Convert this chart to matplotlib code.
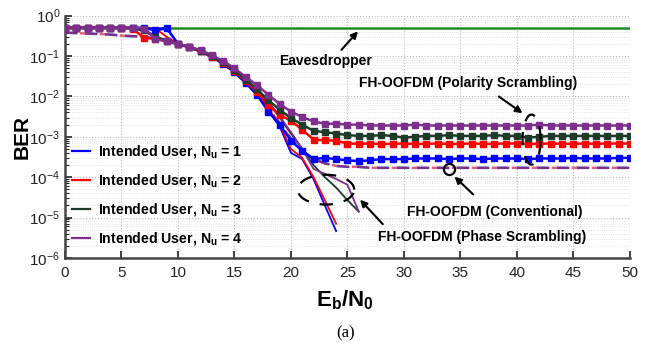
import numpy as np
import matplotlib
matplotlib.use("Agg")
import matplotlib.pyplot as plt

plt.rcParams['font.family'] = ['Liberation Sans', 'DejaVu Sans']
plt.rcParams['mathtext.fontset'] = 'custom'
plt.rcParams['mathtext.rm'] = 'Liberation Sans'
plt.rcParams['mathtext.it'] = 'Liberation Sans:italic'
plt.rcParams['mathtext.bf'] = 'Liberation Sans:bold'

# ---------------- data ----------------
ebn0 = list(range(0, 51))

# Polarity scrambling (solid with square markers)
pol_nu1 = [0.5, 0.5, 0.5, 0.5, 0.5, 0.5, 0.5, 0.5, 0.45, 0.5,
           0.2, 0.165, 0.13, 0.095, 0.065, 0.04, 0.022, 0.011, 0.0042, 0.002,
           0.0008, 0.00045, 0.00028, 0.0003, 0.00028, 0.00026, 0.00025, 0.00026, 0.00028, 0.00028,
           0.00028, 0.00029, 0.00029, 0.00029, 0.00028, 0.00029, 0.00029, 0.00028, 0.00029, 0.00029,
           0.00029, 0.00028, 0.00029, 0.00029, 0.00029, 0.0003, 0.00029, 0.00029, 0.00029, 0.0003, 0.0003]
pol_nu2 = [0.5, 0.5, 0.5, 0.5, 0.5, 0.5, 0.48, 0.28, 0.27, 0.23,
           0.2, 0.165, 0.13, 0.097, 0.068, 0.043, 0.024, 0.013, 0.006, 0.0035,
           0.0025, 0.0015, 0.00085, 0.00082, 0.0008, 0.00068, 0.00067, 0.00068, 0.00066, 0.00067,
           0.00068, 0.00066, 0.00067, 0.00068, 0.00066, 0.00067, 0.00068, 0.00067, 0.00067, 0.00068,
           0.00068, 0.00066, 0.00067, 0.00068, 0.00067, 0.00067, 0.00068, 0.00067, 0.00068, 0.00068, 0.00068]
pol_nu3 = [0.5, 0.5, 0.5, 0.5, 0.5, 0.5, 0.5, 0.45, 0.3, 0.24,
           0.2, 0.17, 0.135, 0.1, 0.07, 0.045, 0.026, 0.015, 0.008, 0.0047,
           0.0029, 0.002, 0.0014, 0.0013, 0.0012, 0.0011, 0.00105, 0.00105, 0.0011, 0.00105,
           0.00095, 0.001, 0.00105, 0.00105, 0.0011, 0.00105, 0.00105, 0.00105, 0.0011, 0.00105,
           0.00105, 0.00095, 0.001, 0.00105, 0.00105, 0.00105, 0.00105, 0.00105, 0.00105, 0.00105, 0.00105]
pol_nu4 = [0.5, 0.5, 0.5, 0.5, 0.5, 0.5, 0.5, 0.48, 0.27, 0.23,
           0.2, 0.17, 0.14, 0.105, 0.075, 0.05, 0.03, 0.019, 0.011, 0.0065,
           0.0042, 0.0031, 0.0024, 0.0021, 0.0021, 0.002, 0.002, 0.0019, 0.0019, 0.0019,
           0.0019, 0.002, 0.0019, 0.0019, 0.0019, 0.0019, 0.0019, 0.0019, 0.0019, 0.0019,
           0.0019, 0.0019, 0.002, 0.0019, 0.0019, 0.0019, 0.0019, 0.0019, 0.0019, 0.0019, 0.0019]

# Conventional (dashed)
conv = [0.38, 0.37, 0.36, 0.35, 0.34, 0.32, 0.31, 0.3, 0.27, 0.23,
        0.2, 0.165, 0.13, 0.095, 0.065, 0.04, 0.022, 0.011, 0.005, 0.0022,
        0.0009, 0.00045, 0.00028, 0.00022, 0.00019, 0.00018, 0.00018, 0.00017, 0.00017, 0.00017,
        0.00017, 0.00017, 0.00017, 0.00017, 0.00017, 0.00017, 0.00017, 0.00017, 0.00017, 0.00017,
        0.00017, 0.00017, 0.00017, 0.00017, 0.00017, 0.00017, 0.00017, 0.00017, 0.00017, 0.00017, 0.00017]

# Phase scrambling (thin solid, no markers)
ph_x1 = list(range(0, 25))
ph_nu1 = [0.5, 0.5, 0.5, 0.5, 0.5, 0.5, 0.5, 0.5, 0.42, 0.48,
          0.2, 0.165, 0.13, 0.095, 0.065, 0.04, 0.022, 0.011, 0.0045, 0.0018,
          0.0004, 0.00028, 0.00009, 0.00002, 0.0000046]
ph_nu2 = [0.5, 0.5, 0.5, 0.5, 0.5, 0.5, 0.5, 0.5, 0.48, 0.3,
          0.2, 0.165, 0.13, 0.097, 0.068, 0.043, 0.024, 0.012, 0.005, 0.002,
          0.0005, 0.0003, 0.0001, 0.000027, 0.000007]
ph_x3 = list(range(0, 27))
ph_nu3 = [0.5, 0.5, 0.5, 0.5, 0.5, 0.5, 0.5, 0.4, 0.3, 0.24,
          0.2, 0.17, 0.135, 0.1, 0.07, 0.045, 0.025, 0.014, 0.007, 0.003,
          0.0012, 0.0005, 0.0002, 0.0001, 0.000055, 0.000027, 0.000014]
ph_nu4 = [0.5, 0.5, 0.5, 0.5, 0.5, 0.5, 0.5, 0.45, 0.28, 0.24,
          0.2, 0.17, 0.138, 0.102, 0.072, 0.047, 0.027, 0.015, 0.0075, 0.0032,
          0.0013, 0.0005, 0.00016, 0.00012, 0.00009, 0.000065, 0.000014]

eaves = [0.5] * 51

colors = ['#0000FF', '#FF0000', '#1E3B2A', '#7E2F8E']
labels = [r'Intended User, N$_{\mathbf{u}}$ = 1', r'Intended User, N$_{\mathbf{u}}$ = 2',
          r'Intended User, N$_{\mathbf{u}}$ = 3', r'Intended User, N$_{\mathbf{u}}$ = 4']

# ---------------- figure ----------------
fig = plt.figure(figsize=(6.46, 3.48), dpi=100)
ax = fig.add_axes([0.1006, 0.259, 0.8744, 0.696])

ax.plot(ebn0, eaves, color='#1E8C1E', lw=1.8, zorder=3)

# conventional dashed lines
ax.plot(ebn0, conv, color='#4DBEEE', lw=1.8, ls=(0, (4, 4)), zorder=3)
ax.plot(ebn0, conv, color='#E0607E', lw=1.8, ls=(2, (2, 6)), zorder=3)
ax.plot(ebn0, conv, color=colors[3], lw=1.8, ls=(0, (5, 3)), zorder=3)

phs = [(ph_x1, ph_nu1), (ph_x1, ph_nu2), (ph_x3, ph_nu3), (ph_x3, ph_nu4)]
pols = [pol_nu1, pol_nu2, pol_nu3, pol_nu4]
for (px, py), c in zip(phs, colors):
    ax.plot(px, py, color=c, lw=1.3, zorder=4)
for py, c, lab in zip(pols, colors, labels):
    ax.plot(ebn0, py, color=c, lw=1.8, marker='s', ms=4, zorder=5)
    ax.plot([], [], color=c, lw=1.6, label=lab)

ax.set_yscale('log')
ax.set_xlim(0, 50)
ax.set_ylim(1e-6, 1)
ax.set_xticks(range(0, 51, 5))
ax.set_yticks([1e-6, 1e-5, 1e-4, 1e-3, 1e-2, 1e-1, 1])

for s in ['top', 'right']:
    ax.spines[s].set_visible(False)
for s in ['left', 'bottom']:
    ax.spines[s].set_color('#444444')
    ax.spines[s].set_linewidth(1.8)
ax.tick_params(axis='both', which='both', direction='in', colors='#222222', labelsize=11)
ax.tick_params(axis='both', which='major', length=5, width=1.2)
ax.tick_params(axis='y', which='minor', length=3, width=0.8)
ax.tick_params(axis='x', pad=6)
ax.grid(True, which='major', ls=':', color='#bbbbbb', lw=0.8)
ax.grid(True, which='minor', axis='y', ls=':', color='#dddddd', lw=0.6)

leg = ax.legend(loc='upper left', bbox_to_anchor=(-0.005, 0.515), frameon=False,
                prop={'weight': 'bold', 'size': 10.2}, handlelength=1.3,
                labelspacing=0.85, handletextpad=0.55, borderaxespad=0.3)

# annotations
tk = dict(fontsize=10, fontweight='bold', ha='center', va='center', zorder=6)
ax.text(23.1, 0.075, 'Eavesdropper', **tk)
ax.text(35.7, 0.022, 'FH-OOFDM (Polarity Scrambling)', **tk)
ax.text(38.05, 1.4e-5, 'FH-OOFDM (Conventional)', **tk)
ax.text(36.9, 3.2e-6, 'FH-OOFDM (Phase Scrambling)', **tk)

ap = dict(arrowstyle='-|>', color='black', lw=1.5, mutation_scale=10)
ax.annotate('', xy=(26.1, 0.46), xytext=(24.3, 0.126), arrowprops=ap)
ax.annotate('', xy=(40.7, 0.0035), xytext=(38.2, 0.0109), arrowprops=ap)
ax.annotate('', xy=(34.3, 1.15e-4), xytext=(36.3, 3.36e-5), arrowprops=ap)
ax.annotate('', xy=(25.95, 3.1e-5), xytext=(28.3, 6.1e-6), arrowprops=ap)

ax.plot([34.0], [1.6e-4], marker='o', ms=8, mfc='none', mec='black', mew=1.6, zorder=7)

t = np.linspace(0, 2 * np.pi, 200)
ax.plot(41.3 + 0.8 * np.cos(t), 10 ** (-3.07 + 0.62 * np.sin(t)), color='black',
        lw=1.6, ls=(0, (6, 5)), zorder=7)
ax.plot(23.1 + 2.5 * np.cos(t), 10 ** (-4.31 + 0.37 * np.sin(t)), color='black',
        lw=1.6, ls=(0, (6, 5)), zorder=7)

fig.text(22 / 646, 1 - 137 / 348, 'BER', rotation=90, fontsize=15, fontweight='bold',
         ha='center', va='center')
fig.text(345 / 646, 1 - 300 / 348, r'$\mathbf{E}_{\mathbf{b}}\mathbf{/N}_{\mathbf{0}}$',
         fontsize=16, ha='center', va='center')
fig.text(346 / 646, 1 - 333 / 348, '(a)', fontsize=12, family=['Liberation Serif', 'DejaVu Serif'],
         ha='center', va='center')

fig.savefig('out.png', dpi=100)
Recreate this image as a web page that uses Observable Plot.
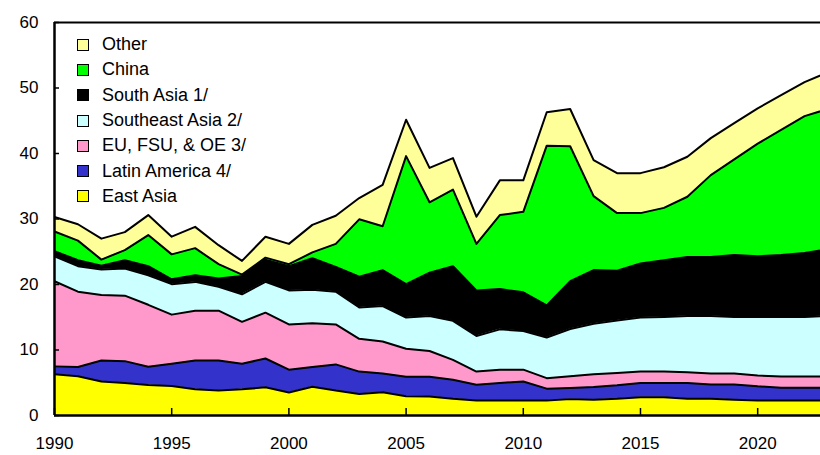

________

Task objective ::
Give the number of lines in the listing above that hold the string "this", with nothing else.

Output ::
2